Liputan6.com, Jakarta Perayaan Idul Adha yang jatuh pada Senin 12 September 2016 hari ini dirayakan seluruh umat muslim dunia. Menyikapi hari besar umat Islam itu, Bupati Purwakarta Dedi Mulyadi mengajak seluruh masyarakat agar menjadikan Idul Adha sebagai momentum untuk 'penyembelihan' nafsu anak.

Hal itu disampaikan Dedi di masjid yang dijadikan tempat salat Id, di Kampung Babakan Kupa, Desa Nangewer, Kecamatan Darangdan, Kabupaten Purwakarta. Dedi salat Id bersama istri dan anaknya.

Dedi mengatakan, peristiwa Idul Adha atau Idul Kurban harus diteladani umat manusia. Nabi Ibrahim meminta kerelaan Ismail untuk disembelih, menurutnya, adalah simbol ikhtiar orang tua untuk ‘menyembelih’ hawa nafsu anaknya.

Menurut Dedi, itu penting dilakukan agar keinginan anak dalam kehidupan sehari-hari dapat terkendali oleh orang tuanya sendiri, tidak brutal dan amoral.

"Hari ini anak-anak kita inginnya beli motor, beli gadget, membeli barang-barang yang sebenarnya belum sesuai dengan usianya.
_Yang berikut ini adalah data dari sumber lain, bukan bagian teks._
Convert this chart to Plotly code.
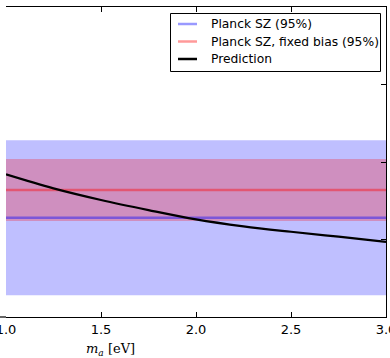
import plotly.graph_objects as go

# ---- data ----
ma_extent = [1.0, 3.0]                      # m_a range of the constraint bands [eV]
sz_center, sz_err95 = 0.764, 0.050          # Planck SZ (95%)
fb_center, fb_err95 = 0.782, 0.020          # Planck SZ, fixed bias (95%)
pred_ma = [1.0, 1.25, 1.5, 1.75, 2.0, 2.25, 2.5, 2.75, 3.0]
pred_val = [0.792, 0.783, 0.7755, 0.769, 0.763, 0.7585, 0.755, 0.7518, 0.7485]
x_ticks = [1.0, 1.5, 2.0, 2.5, 3.0]
x_tick_text = ["1.0", "1.5", "2.0", "2.5", "3.0"]
y_ticks = [0.70, 0.75, 0.80, 0.85, 0.90]
legend_names = ["Planck SZ (95%)", "Planck SZ, fixed bias (95%)", "Prediction"]

BLUE_FILL = "rgba(0,0,255,0.25)"
RED_FILL = "rgba(255,0,0,0.25)"
BLUE_LINE = "rgba(0,0,255,0.4)"
RED_LINE = "rgba(255,0,0,0.4)"
LEGEND_COLORS = [BLUE_LINE, RED_LINE, "black"]

# pixel geometry of the plot area (for the hand-drawn legend box)
W, H = 390, 358
ML, MR, MT, MB = 6, 4, 7, 41
PW, PH = W - ML - MR, H - MT - MB


def px(x):
    return (x - ML) / PW


def py(y):
    return (H - MB - y) / PH


def band(lo, hi, color):
    x0, x1 = ma_extent
    return go.Scatter(x=[x0, x1, x1, x0, x0], y=[lo, lo, hi, hi, lo], mode="lines",
                      fill="toself", fillcolor=color, line=dict(width=0),
                      hoverinfo="skip", showlegend=False)


fig = go.Figure()
fig.add_trace(band(sz_center - sz_err95, sz_center + sz_err95, BLUE_FILL))
fig.add_trace(band(fb_center - fb_err95, fb_center + fb_err95, RED_FILL))
fig.add_trace(go.Scatter(x=ma_extent, y=[sz_center, sz_center], mode="lines",
                         line=dict(color=BLUE_LINE, width=2.5), name=legend_names[0]))
fig.add_trace(go.Scatter(x=ma_extent, y=[fb_center, fb_center], mode="lines",
                         line=dict(color=RED_LINE, width=2.5), name=legend_names[1]))
fig.add_trace(go.Scatter(x=pred_ma, y=pred_val, mode="lines",
                         line=dict(color="black", width=2.2, shape="spline"), name=legend_names[2]))

shapes = [
    dict(type="line", xref="paper", yref="paper", x0=-0.02, x1=0, y0=0, y1=0,
         line=dict(color="black", width=1.2)),
    dict(type="rect", xref="paper", yref="paper", x0=px(170.5), x1=px(380.5),
         y0=py(71.5), y1=py(13.5), fillcolor="white", line=dict(color="black", width=1)),
]
annotations = [
    dict(text="<i>m</i><sub><i>a</i></sub> [eV]", xref="paper", yref="paper",
         x=(110 - ML) / PW, y=-0.072, xanchor="center", yanchor="top", showarrow=False,
         font=dict(family="DejaVu Serif", size=13, color="black")),
]
for i, (name, col) in enumerate(zip(legend_names, LEGEND_COLORS)):
    yc = 24 + i * 17.5
    shapes.append(dict(type="line", xref="paper", yref="paper", x0=px(178), x1=px(197),
                       y0=py(yc), y1=py(yc), line=dict(color=col, width=2.5)))
    annotations.append(dict(text=name, xref="paper", yref="paper", x=px(209), y=py(yc),
                            xanchor="left", yanchor="middle", showarrow=False,
                            font=dict(family="DejaVu Sans", size=12.3, color="black")))

fig.update_layout(
    width=W, height=H,
    margin=dict(l=ML, r=MR, t=MT, b=MB, autoexpand=False),
    paper_bgcolor="white", plot_bgcolor="white",
    font=dict(family="DejaVu Sans", size=13, color="black"),
    showlegend=False,
    xaxis=dict(range=ma_extent, tickvals=x_ticks, ticktext=x_tick_text,
               ticks="inside", ticklen=5, tickcolor="black", showline=True,
               linecolor="black", linewidth=1.2, mirror="ticks", showgrid=False,
               zeroline=False, tickfont=dict(size=13), ticklabeloverflow="allow",
               automargin=False),
    yaxis=dict(range=[0.70, 0.90], tickvals=y_ticks, side="right", showticklabels=False,
               ticks="inside", ticklen=5, tickcolor="black", showline=True,
               linecolor="black", linewidth=1.2, showgrid=False, zeroline=False,
               automargin=False),
    annotations=annotations,
    shapes=shapes,
)

fig.write_html("out.html")
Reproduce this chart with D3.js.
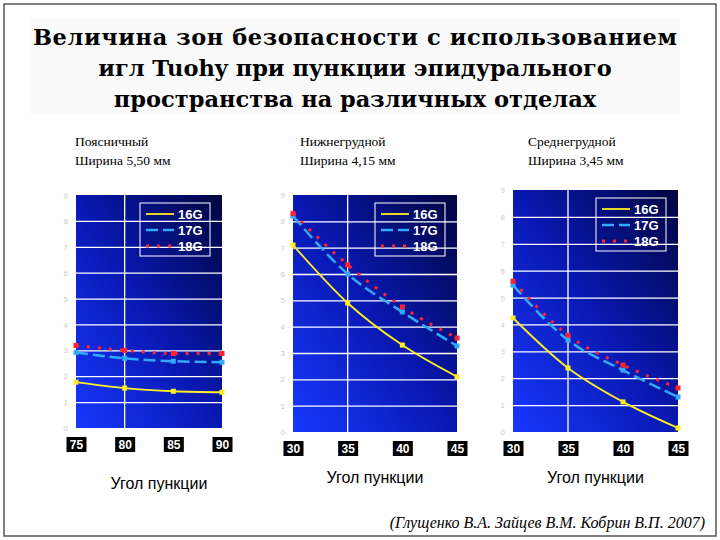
<!DOCTYPE html><html><head><meta charset="utf-8"><script src="https://cdn.jsdelivr.net/npm/d3@7"></script>
<style>body{margin:0;background:#fff}</style></head><body><svg id="c" width="720" height="540"></svg>
<script>
const titleLines=["Величина зон безопасности с использованием","игл Tuohy при пункции эпидурального","пространства на различных отделах"];
const panelTitles=[["Поясничный","Ширина 5,50 мм"],["Нижнегрудной","Ширина 4,15 мм"],["Среднегрудной","Ширина 3,45 мм"]];
const xTicks=[[75,80,85,90],[30,35,40,45],[30,35,40,45]];
const series=["16G","17G","18G"];
const v16=[[1.77,1.54,1.42,1.38],[7.1,4.9,3.3,2.1],[4.24,2.38,1.12,0.15]];
const v17=[[2.92,2.69,2.58,2.54],[8.2,6.0,4.56,3.27],[5.46,3.42,2.3,1.3]];
const v18=[[3.19,3.0,2.88,2.88],[8.3,6.35,4.75,3.57],[5.61,3.6,2.49,1.64]];
const xLabel="Угол пункции";
const source="(Глущенко В.А. Зайцев В.М. Кобрин В.П. 2007)";

const svg=d3.select("#c");
svg.append("rect").attr("x",4).attr("y",4).attr("width",712).attr("height",532).attr("fill","none").attr("stroke","#555").attr("stroke-width",1.5);
svg.append("rect").attr("x",30).attr("y",18).attr("width",650).attr("height",96).attr("fill","#fafafa");
titleLines.forEach((t,i)=>svg.append("text").attr("x",355).attr("y",45+i*31).attr("text-anchor","middle")
 .attr("font-family","DejaVu Serif").attr("font-weight","bold").attr("font-size",22.5).attr("textLength",i==0?644:null).text(t));
const defs=svg.append("defs");
const g=defs.append("linearGradient").attr("id","bg").attr("x1","0").attr("y1","1").attr("x2","1").attr("y2","0");
g.append("stop").attr("offset","0").attr("stop-color","#1838ff");
g.append("stop").attr("offset","0.5").attr("stop-color","#0818b0");
g.append("stop").attr("offset","1").attr("stop-color","#010540");
const boxes=[{x0:76,x1:222,y0:195,y1:428,tx:75},{x0:293,x1:457,y0:195,y1:432,tx:300},{x0:513,x1:678,y0:190,y1:432,tx:528}];
const styles={"16G":{c:"#ffee22",d:null,w:1.8},"17G":{c:"#33aaff",d:"12,5",w:2.5},"18G":{c:"#ff2233",d:"3,8",w:3}};
boxes.forEach((b,p)=>{
 panelTitles[p].forEach((t,i)=>svg.append("text").attr("x",b.tx).attr("y",146+i*19).attr("font-family","Liberation Serif").attr("font-size",13.5).attr("font-weight","500").text(t));
 const x=d3.scaleLinear().domain([xTicks[p][0],xTicks[p][3]]).range([b.x0,b.x1]);
 const y=d3.scaleLinear().domain([0,9]).range([b.y1,b.y0]);
 svg.append("rect").attr("x",b.x0).attr("y",b.y0).attr("width",b.x1-b.x0).attr("height",b.y1-b.y0).attr("fill","url(#bg)");
 const gy=svg.append("g").attr("transform",`translate(${b.x0},0)`).call(d3.axisLeft(y).ticks(9).tickSize(-(b.x1-b.x0)).tickFormat(d=>d));
 gy.select(".domain").remove();
 gy.selectAll("line").attr("stroke","#fff").attr("stroke-width",1.3).attr("opacity",d=>d===0||d===9?0:1);
 gy.selectAll("text").attr("fill","#ccc").attr("font-size",8).attr("x",-8);
 const gx=svg.append("g").attr("transform",`translate(0,${b.y1})`).call(d3.axisBottom(x).tickValues(xTicks[p]).tickSize(0));
 gx.select(".domain").remove();
 gx.selectAll(".tick").insert("rect","text").attr("x",-10).attr("y",9).attr("width",20).attr("height",15).attr("fill","#000");
 gx.selectAll("text").attr("fill","#fff").attr("font-family","Liberation Sans").attr("font-weight","bold").attr("font-size",12).attr("dy",0).attr("y",21);
 svg.append("g").selectAll("line").data([xTicks[p][1]]).join("line").attr("x1",d=>x(d)).attr("x2",d=>x(d)).attr("y1",b.y0).attr("y2",b.y1).attr("stroke","#fff").attr("stroke-width",1.3);
 const data={"16G":v16[p],"17G":v17[p],"18G":v18[p]};
 series.forEach(s=>{
  const st=styles[s];
  const pts=data[s].map((v,i)=>[x(xTicks[p][i]),y(v)]);
  svg.append("path").attr("d",d3.line().curve(d3.curveMonotoneX)(pts)).attr("fill","none").attr("stroke",st.c).attr("stroke-width",st.w).attr("stroke-dasharray",st.d);
  svg.append("g").selectAll("rect").data(pts).join("rect").attr("x",d=>d[0]-2.5).attr("y",d=>d[1]-2.5).attr("width",5).attr("height",5).attr("fill",st.c);
 });
 const lx=b.x1-82, ly=b.y0+8;
 svg.append("rect").attr("x",lx).attr("y",ly).attr("width",70).attr("height",53).attr("fill","none").attr("stroke","#fff");
 series.forEach((s,i)=>{const st=styles[s];const yy=ly+11+i*16;
  svg.append("line").attr("x1",lx+6).attr("x2",lx+34).attr("y1",yy).attr("y2",yy).attr("stroke",st.c).attr("stroke-width",st.w).attr("stroke-dasharray",st.d);
  svg.append("text").attr("x",lx+38).attr("y",yy+5).attr("fill","#fff").attr("font-family","Liberation Sans").attr("font-weight","bold").attr("font-size",13).text(s);});
 svg.append("text").attr("x",(b.x0+b.x1)/2+[10,0,0][p]).attr("y",[489,483,483][p]).attr("text-anchor","middle").attr("font-family","Liberation Sans").attr("font-size",16).text(xLabel);
});
svg.append("text").attr("x",705).attr("y",528).attr("text-anchor","end").attr("font-family","Liberation Serif").attr("font-style","italic").attr("font-size",16).text(source);
</script></body></html>
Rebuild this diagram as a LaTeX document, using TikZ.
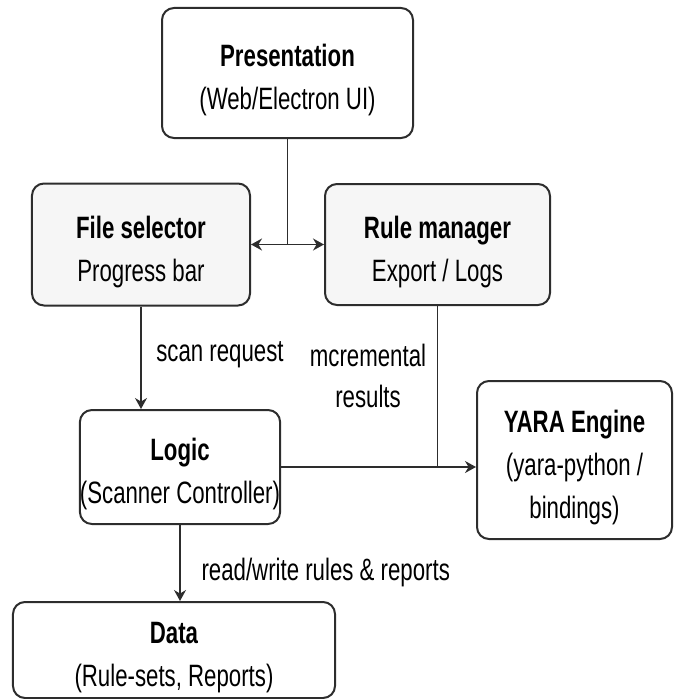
\documentclass[tikz,border=0pt]{standalone}
\usepackage{fontspec}
\setmainfont{Liberation Sans}[FakeStretch=0.72]
\usepackage{xcolor}
\usetikzlibrary{arrows.meta}
\definecolor{boxline}{RGB}{45, 45, 45}
\definecolor{boxgray}{RGB}{246, 246, 246}
\newcommand{\tallstrut}{\rule{0pt}{37bp}}

\begin{document}
\begin{tikzpicture}[x=1bp, y=-1bp,
    layer/.style={draw=boxline, line width=2bp, rounded corners=12bp, align=center,
                  inner sep=0pt, font=\fontsize{31}{43}\selectfont},
    link/.style={draw=boxline, line width=1.6bp},
    >={Stealth[length=11bp, width=12bp]}]
                \useasboundingbox (0,0) rectangle (677,699);

                % Presentation layer
                \node[layer, minimum width=251bp, minimum height=130bp] (pres) at (287.5, 73)
                    {\tallstrut\textbf{Presentation}\\(Web/Electron UI)};

                % UI components
                \node[layer, fill=boxgray, minimum width=218bp, minimum height=122bp] (filesel) at (141, 244.5)
                    {\tallstrut\textbf{File selector}\\Progress bar};
                \node[layer, fill=boxgray, minimum width=225bp, minimum height=121bp] (rulemgr) at (437.5, 244.5)
                    {\tallstrut\textbf{Rule manager}\\Export / Logs};

                % Logic and engine
                \node[layer, minimum width=194bp, minimum height=114bp] (logic) at (180, 467)
                    {\tallstrut\textbf{Logic}\\(Scanner Controller)};
                \node[layer, minimum width=195bp, minimum height=158bp] (yara) at (574.5, 460)
                    {\tallstrut\textbf{YARA Engine}\\(yara-python /\\bindings)};

                % Data layer
                \node[layer, minimum width=322bp, minimum height=96bp] (data) at (174, 650)
                    {\tallstrut\textbf{Data}\\(Rule-sets, Reports)};

                % Presentation to components
                \coordinate (split) at (pres.south |- filesel.east);
                \draw[link] (pres.south) -- (split);
                \draw[link, <->] (filesel.east) -- (rulemgr.west);

                % Scan request
                \draw[link, ->] (filesel.south) -- (filesel.south |- logic.north);
                \node[font=\fontsize{31}{43}\selectfont] (scanlbl) at (220, 355) {scan request};

                % Logic to engine, results back to rule manager
                \coordinate (join) at (rulemgr.south |- logic.east);
                \draw[link, ->] (logic.east) -- (logic.east -| yara.west);
                \draw[link] (rulemgr.south) -- (join);
                \node[font=\fontsize{31}{42}\selectfont, align=center] (reslbl) at (368, 376) {mcremental\\results};

                % Logic to data
                \draw[link, ->] (logic.south) -- (logic.south |- data.north);
                \node[font=\fontsize{31}{43}\selectfont, anchor=west] (rwlbl) at (198, 573) {read/write rules \& reports};
            \end{tikzpicture}
\end{document}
Kondisi ini harus kita kembalikan pada pendidikan orangtua tempo dulu, mengarahkan anaknya untuk mencari kayu bakar di hutan agar mereka dapat merasakan pedih sejak kecil sehingga memiliki mental dan moral yang baik," jelas Dedi di depan jemaah salat Idul Adha.

Pemenuhan keinginan anak yang tidak pada takarannya, menurut Bupati yang akrab disapa Kang Dedi tersebut, dapat merusak ekonomi keluarga. Bahkan gejala yang lebih luas dapat mengakibatkan rusaknya ekonomi sebuah komunitas masyarakat.

Dia mencontohkan saat keinginan anak untuk membeli motor dipenuhi oleh orangtuanya, maka terpaksa para orangtua menjual sawah yang menjadi aset keluarga.

"Gejala yang massif seperti ini akan merusak tatanan ekonomi sebuah komunitas. Masing-masing anggota masyarakat menjadi konsumtif, mereka tidak lagi memproduksi domba, tidak lagi memproduksi sapi sehingga antrean panjang terjadi saat pembagian daging kurban," jelas Dedi.

Selain itu, Dedi juga meminta agar panitia kurban di Purwakarta untuk mengantarkan daging kurban ke rumah para penerima secara langsung.

Selain itu Dedi juga menyerahkan hewan kurban berupa satu ekor sapi dari kandang pribadinya. Sapi tersebut dia serahkan kepada panitia kurban masjid setempat.